Una literatura irreductible
Este desapego por la fastuosidad queda patente en la concepción que la escritora, que acaba de recibir la nacionalidad española hace unos días, tiene de la literatura. “Como novelista tengo la obligación de imaginar que he invadido la historia a través de mi percepción, de mi sensibilidad y de mis lecturas. Crear es un riesgo inmenso. Quien debe decir si logré algún resultado es el lector”, afirma. “Desde niña nunca he rasgado una hoja de papel. Tengo un respeto, una paciencia… Cada vez que hago una frase, incluso mala, siempre pienso que de ella saldrá algo mejor. El fracaso no me va a derrumbar, porque estoy presta a dar mi vida para hacer una literatura tan buena como imagino que puedo hacer. No me rindo”.
"El fracaso no me va a derrumbar, porque estoy presta a dar mi vida para hacer una literatura tan buena como imagino que puedo hacer"
Desde ayer, una parte significativa de la trayectoria creativa de la escritora brasileña descansa en la cámara acorazada 1261 de la Caja de las Letras del Instituto Cervantes, donde Piñon, la primera autora en portugués en hacerlo, ha depositado una primera edición de su primera obra, Guía-mapa de Gabriel Arcanjo (1961), así como el manuscrito de su novela La república de los sueños (1984), novela ambientada en Galicia que conecta con sus raíces españolas.

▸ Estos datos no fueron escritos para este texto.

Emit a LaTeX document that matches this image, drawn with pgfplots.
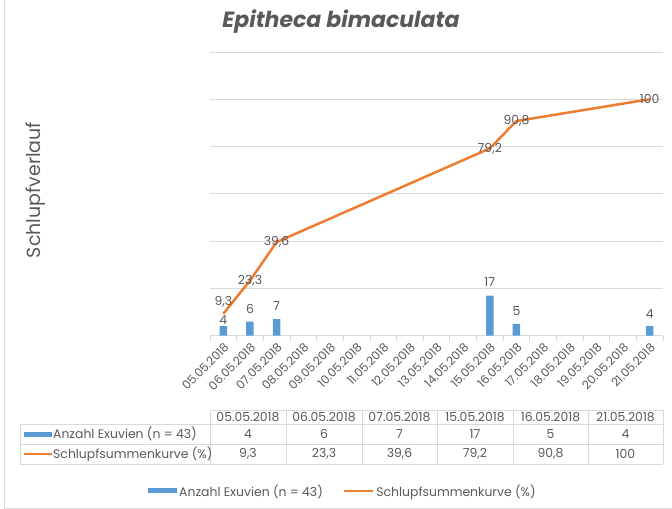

También ha guardado para la posteridad fotografías, otros textos y muchos discursos, casi todos en español, como el de la recepción del Premio Príncipe de Asturias 2005, así como plumas de escribir que pertenecieron a su padre y a su abuelo, el abanico de su madre y su abuela, marcapáginas o un muñeco de Popeye con el que su madre le animaba a comer en su infancia. “Huellas que uno va dejando sin tener noción de lo que está haciendo", ha explicado la escritora, que se ha definido como "una nostálgica y una sentimental, aunque también una mujer de gran disciplina".